Return all lines with the word "chart" in them.

□ □ □ □ □

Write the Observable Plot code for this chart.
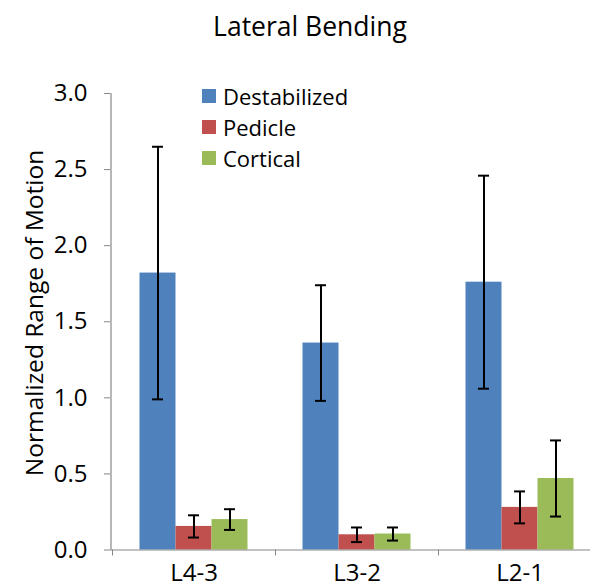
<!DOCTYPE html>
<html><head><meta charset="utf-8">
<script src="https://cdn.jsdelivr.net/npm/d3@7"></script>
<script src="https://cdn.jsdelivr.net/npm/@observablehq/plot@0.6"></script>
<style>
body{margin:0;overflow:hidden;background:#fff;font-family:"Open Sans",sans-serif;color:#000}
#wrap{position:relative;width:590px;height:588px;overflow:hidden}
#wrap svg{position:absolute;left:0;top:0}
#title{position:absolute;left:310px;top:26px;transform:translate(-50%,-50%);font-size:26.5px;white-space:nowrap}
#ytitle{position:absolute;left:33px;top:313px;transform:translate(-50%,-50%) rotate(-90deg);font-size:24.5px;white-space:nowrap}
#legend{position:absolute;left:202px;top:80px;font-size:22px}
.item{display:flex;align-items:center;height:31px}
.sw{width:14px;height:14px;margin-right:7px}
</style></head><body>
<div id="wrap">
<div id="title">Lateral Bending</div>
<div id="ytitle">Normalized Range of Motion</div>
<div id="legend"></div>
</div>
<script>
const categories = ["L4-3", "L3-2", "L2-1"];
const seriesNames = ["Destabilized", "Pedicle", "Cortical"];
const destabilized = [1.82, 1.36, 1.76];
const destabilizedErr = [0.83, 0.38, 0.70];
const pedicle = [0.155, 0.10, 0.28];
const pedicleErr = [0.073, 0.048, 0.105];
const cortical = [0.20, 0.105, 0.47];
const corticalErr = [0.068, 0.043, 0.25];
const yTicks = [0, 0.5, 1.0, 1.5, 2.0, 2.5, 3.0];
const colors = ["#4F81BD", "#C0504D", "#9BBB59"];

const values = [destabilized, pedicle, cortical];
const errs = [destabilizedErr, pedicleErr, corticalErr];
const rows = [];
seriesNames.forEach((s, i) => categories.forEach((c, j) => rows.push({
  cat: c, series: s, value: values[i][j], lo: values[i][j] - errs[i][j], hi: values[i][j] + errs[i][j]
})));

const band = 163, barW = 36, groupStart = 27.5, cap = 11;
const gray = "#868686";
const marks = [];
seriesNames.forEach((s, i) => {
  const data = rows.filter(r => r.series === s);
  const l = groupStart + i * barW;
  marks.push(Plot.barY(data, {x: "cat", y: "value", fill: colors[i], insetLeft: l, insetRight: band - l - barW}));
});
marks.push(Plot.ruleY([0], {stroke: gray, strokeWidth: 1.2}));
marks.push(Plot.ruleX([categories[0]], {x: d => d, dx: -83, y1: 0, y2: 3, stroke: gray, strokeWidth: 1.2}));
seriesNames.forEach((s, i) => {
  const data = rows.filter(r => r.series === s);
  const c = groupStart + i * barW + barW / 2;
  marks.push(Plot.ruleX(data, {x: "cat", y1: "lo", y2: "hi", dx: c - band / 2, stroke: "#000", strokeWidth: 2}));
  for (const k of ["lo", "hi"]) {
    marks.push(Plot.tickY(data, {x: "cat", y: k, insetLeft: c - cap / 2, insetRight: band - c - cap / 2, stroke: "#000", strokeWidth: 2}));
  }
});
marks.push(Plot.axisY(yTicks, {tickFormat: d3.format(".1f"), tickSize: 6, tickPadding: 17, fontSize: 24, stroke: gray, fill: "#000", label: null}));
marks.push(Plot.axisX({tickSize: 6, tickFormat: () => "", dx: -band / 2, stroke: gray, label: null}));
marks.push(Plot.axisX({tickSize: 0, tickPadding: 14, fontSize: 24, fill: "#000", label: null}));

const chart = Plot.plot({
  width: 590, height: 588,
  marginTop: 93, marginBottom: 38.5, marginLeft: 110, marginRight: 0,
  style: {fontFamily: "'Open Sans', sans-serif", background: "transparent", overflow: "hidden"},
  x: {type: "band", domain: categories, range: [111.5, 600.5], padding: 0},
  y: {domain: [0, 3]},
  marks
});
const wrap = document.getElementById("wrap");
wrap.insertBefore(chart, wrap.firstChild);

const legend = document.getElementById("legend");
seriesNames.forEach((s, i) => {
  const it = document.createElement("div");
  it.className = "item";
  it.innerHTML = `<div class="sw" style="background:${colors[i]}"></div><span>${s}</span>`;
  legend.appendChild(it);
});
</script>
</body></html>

□ □ □ □ □

# [Answer for the task]
Write the Observable Plot code for this chart.
const chart = Plot.plot({
wrap.insertBefore(chart, wrap.firstChild);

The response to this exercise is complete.